## What is required
Extract every line below that contains the word "this".

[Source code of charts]
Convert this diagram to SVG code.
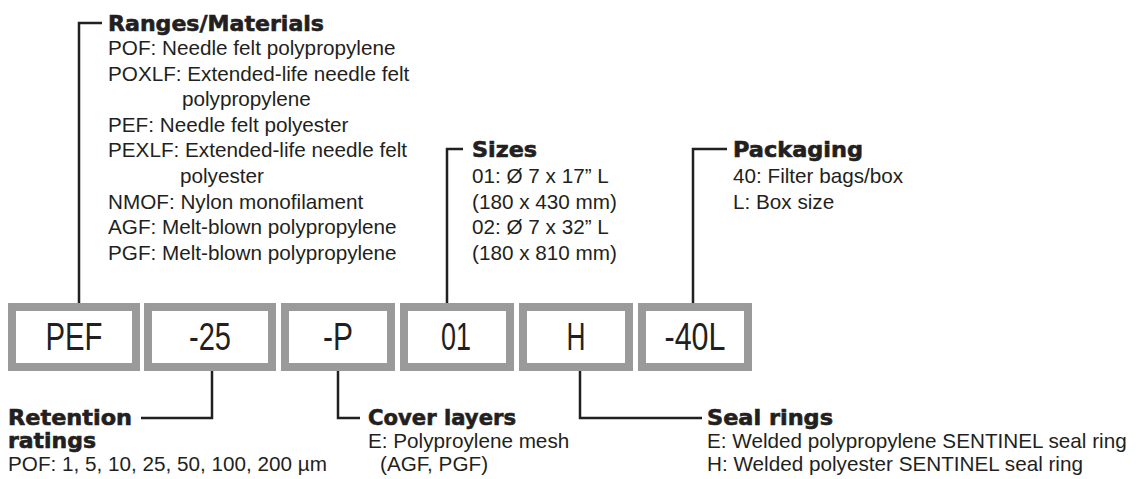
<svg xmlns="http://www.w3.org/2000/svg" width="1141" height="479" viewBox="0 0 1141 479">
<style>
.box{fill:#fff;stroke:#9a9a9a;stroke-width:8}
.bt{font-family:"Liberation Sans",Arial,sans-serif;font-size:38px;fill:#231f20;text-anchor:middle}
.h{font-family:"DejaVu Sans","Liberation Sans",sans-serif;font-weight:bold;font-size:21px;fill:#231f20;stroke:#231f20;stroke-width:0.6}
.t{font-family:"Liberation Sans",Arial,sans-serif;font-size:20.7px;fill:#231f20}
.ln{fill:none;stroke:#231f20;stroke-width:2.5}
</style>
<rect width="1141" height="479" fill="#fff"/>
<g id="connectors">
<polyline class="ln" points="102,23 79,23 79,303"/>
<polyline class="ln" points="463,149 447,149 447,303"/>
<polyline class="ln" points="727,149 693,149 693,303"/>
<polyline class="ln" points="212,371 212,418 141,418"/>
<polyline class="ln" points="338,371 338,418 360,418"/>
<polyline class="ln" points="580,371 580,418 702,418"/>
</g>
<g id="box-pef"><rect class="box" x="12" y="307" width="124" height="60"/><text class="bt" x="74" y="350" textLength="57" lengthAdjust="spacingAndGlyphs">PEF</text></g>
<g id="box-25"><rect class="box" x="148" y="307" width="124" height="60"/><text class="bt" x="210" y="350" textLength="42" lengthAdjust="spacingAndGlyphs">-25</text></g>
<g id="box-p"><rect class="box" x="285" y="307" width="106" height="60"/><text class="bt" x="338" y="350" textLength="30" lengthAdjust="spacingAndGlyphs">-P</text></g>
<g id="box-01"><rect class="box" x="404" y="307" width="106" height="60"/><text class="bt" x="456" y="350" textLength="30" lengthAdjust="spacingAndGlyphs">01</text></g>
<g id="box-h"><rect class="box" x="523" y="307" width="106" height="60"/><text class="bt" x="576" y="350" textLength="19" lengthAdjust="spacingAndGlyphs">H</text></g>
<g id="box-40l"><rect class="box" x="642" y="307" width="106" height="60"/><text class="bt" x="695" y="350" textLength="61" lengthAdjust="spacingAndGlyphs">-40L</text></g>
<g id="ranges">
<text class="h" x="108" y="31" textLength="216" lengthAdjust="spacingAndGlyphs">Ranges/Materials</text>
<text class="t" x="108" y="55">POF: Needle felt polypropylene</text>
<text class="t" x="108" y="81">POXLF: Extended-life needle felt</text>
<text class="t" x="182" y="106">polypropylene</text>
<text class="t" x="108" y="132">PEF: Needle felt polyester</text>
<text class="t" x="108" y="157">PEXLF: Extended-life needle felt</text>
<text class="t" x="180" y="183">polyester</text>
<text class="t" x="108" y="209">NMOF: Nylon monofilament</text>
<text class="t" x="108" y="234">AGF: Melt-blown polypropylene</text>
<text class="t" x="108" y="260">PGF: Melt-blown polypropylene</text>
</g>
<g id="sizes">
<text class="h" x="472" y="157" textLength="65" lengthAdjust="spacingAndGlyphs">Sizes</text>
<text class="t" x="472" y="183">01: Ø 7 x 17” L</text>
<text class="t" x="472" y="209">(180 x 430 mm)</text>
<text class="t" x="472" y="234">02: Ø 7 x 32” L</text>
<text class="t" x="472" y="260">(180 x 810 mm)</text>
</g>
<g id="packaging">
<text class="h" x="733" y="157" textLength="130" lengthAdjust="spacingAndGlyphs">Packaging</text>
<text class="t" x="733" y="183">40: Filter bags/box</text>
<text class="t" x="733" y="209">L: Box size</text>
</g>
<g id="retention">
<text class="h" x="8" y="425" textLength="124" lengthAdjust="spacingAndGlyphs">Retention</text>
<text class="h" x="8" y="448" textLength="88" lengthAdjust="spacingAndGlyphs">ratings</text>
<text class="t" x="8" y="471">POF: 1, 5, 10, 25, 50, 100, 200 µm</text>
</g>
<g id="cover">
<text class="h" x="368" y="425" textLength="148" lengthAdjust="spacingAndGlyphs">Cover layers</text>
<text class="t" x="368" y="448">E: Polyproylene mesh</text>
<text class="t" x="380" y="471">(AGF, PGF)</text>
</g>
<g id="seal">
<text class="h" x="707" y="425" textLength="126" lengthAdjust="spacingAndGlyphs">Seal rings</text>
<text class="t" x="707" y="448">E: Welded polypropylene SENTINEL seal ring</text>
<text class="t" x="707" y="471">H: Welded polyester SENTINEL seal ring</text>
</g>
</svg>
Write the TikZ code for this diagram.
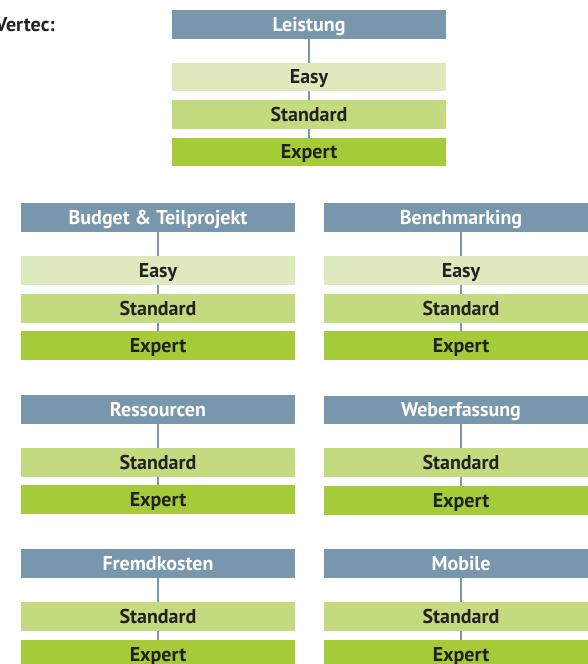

## Task solution
Convert this diagram to SVG code.
Write the TikZ code for this diagram.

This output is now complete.